People sure love to bash this generation. But how much of it is… you know, actually true? According the the U.S. Chamber of Commerce Foundation, Millennials, born between the early 80s and early 2000s, are likely the most studied generation in history. Despite this abundance of research, a staggering amount of unfounded criticism is frequently directed at them. No one is calling this generation perfect… but we are calling out these misconceptions as downright false.

#5: You Can Generalize About Them


This myth’s pretty crucial - Because not only are they arguably the most dissected generation, they’re also the largest living generation, and the most diverse. When you’re talking about roughly 83 million people in the U.S., you can’t generalize AND speak accurately. When people hear the word “millennial” or provide critical examples of them, it is overwhelmingly in reference to upper middle class, urban or suburban caucasians. And that is a fraction of the actual demographic. In 2015, 44.2% of millennials were minorities. As of 2013, 22% of millennial women were living below the poverty line. They are culturally, religiously, ethnically and socioeconomically diverse.

#4: They’re Promiscuous and Disinterested in Marriage


The “Tinder Generation”. Hook up culture. Sex obsessed. There are plenty of buzzwords and expressions that parents throw at this generation to chastise them for their lack of chastity. It’s kind of like intergenerational slut shaming. While this generation might be more comfortable talking about sex and more open to unconventional approaches to sexuality and relationships, they aren’t actually more promiscuous. According to study by San Diego State University, both the Baby Boomers and Generation X, on average, based on sexual patterns, have more sexual partners than millennials. But what about marriage? While marriage rates are on the decline, millennials aren’t serial bachelors. Many simply marry later, or have opted for long-term domestic partnerships, and still plan on starting families.

#3: The Sense of Entitlement


In 2013, TIME magazine ran a story, entitled “The Me Me Me Generation”. In 2015, David French wrote “A Note to Entitled Millennials in the Workplace: Give Humility a Try”. They’ve been called “willfully unemployed” and insistent on working from home. It’s popular to accuse millennials of demanding that which they have not earned. But according to Pew Research, millennials entered the workforce during the worst recession in decades. As for “working at home”, PwC found that 64% of millennials like having the opportunity to work from home.
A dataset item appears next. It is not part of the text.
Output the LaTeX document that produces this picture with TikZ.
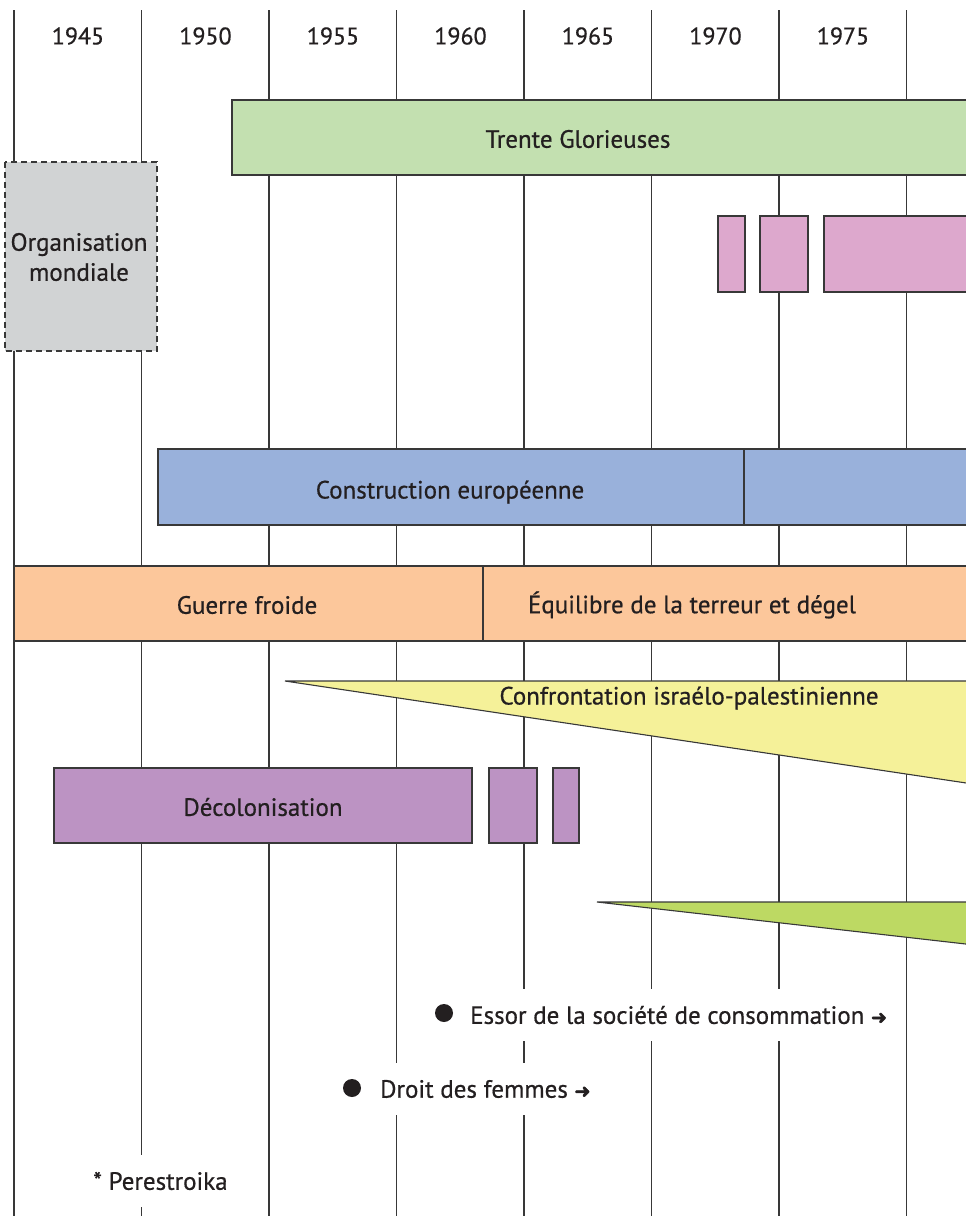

Amongst Baby Boomers... that number is 66%. What has been called entitlement is more arguably a high standard of quality, to which millennials typically hold an employer and themselves.

#2: They Share Everything Online


Millennials are often described as anti-social due to the fact they are so very connected to their technology, especially when it comes to communication. But according to studies conducted by Mattersight and Weber Shandwick, direct, personal contact when communicating with coworkers is still a top priority for this demographic. In fact, they demand better work-social life balance than past generations. Having grown up with it, the millennial generation does take advantage of technology to make their communication more efficient. But with that experience comes a greater sense of how to use social media appropriately than their older counterparts. According to the Institute for Business Values, millennials are much more adept at separating the professional from the personal, especially online.

#1: Lazy and Dependent on Parents


A 2012 census found that millennials were living with parents in unprecedented numbers. Such claims earned them the reputation of being perpetual adolescents, resulting in the nickname... “the Peter Pan generation”. But here’s the thing. The census on which such claims were based has some interesting definitions. For example, anyone living in dormitories in University were considered as “living at home”. Add to that the fact that the millennials are the most educated generation in history and you get some skewed numbers. More accurately, Pew has found that 36% live at home. And while an estimated 40% of millennials do receive financial help from parents, according to a 2015 Transamerica survey, 19% of millennials actually financially support a parent. How ‘bout that?